Karen Mac Cormack & Steve McCaffery poetry reading – 7th June 2019

Poetry Reading

7 pm, Judith E. Wilson Studio,  Faculty of English,

9 West Road, Cambridge CB3 9DP

The Cambridge Theory, Criticism, and Culture Seminar presents a rare opportunity to hear from two leading contemporary avant-garde poets, Steve McCaffery and Karen Mac Cormack.

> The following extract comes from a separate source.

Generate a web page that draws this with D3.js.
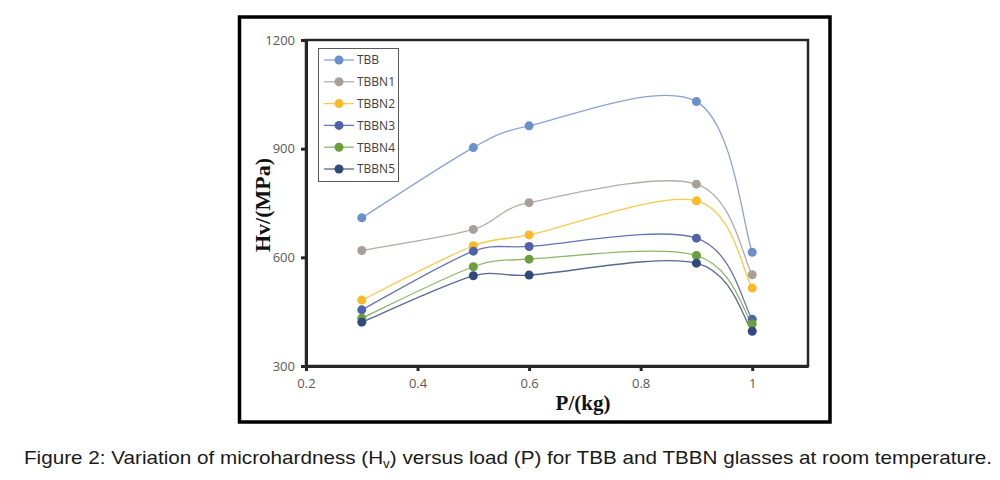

STEVE McCAFFERY has been twice nominated for Canada’s Governor General’s Award and is twice recipient of the American Gertrude Stein Prize for Innovative Writing. He is the author of over 40 books and chapbooks of poetry and criticism and his work has been translated into more than a dozen languages. An ample selection of his poetic explorations in numerous forms can be savoured in the two volumes of Seven Pages Missing (Coach House Press). As well as Panopticon, Tatterdemalion (Veer Books), Alice in Plunderland (Book Thug), Revanches (Xexoxial), and Parsival (Roof). His book-object-concept A Little Manual of Treason was commissioned for the 2011 Shajah Biennale in the United Arab Emirates. A founding member of the sound poetry ensemble Four Horsemen, TRG (Toronto Research Group) and the College of Canadian ”Pataphysics and long-time resident of Toronto he is now David Gray Professor of Poetry and Letters at the University at Buffalo. Born in the first month of 1947 in Jessop’s Hospital Sheffield, he is listed, along with John Ruskin, Margaret Drabble, Eric Clapton and Patrick MacNee, as one of the top 100 people who were born or lived in that revered city. Tonight Steve will sample from his latest chapbook Certain Words published by above/ground press.

Karen Mac Cormack is the author of more than a dozen books of poetry, most recently RECHELESSE PRATTICQUE (Chax Press, Tucson/Victoria, 2018). Other titles include AGAINST WHITE (Veer Books, London, 2013), TALE LIGHT: New & Selected Poems 1984–2009 (BookThug, Toronto, 2010) and Implexures (Chax Press, Tucson/West House Books, Sheffield, 2008). Her poems have appeared in a number of anthologies including Moving Borders, Out of Everywhere, Another Language, and Prismatic Publics, and her work has been translated into French, Portuguese, Swedish and Norwegian. An extended interview with her appears in Scott Thurston’s Talking Poetics (Shearsman, 2011). Of dual UK/Canadian citizenship she currently lives in the USA and teaches at the State University of New York at Buffalo.